▶ STATED PROBLEM
Without the pictures, write out all the lines below exactly as they appear.
** BEGIN **
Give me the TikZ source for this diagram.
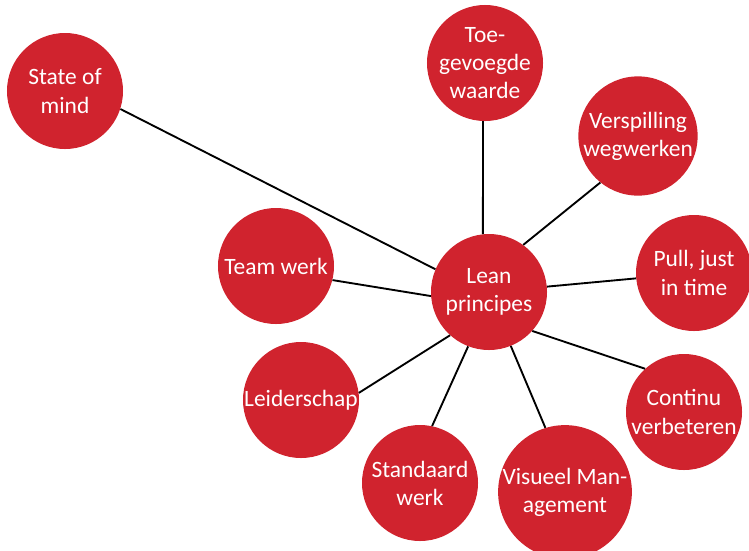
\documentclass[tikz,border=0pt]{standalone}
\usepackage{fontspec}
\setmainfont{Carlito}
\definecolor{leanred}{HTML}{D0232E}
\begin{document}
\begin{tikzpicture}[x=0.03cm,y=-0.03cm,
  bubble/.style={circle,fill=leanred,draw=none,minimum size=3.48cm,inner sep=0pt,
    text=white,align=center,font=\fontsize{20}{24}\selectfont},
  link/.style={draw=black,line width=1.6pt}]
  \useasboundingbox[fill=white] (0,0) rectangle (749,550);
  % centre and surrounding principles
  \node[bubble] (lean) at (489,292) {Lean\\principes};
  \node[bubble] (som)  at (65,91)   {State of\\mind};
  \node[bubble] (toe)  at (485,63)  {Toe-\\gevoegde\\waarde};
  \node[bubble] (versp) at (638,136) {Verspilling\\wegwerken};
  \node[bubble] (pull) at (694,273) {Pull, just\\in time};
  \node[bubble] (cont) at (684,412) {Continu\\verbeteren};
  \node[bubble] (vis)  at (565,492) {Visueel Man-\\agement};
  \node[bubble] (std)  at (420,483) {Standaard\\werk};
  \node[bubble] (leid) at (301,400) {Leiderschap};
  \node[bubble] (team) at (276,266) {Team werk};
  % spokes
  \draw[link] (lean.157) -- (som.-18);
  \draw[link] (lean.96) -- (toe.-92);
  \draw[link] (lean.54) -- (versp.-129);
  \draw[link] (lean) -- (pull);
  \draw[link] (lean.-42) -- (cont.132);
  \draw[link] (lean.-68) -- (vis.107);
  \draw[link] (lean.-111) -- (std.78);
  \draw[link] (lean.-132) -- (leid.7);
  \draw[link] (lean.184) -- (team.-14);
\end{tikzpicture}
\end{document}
** END **
▶ RESULT BELOW
Give me the TikZ source for this diagram.
\documentclass[tikz,border=0pt]{standalone}
\usepackage{fontspec}
\setmainfont{Carlito}
\definecolor{leanred}{HTML}{D0232E}
\begin{document}
\begin{tikzpicture}[x=0.03cm,y=-0.03cm,
  bubble/.style={circle,fill=leanred,draw=none,minimum size=3.48cm,inner sep=0pt,
    text=white,align=center,font=\fontsize{20}{24}\selectfont},
  link/.style={draw=black,line width=1.6pt}]
  \useasboundingbox[fill=white] (0,0) rectangle (749,550);
  % centre and surrounding principles
  \node[bubble] (lean) at (489,292) {Lean\\principes};
  \node[bubble] (som)  at (65,91)   {State of\\mind};
  \node[bubble] (toe)  at (485,63)  {Toe-\\gevoegde\\waarde};
  \node[bubble] (versp) at (638,136) {Verspilling\\wegwerken};
  \node[bubble] (pull) at (694,273) {Pull, just\\in time};
  \node[bubble] (cont) at (684,412) {Continu\\verbeteren};
  \node[bubble] (vis)  at (565,492) {Visueel Man-\\agement};
  \node[bubble] (std)  at (420,483) {Standaard\\werk};
  \node[bubble] (leid) at (301,400) {Leiderschap};
  \node[bubble] (team) at (276,266) {Team werk};
  % spokes
  \draw[link] (lean.157) -- (som.-18);
  \draw[link] (lean.96) -- (toe.-92);
  \draw[link] (lean.54) -- (versp.-129);
  \draw[link] (lean) -- (pull);
  \draw[link] (lean.-42) -- (cont.132);
  \draw[link] (lean.-68) -- (vis.107);
  \draw[link] (lean.-111) -- (std.78);
  \draw[link] (lean.-132) -- (leid.7);
  \draw[link] (lean.184) -- (team.-14);
\end{tikzpicture}
\end{document}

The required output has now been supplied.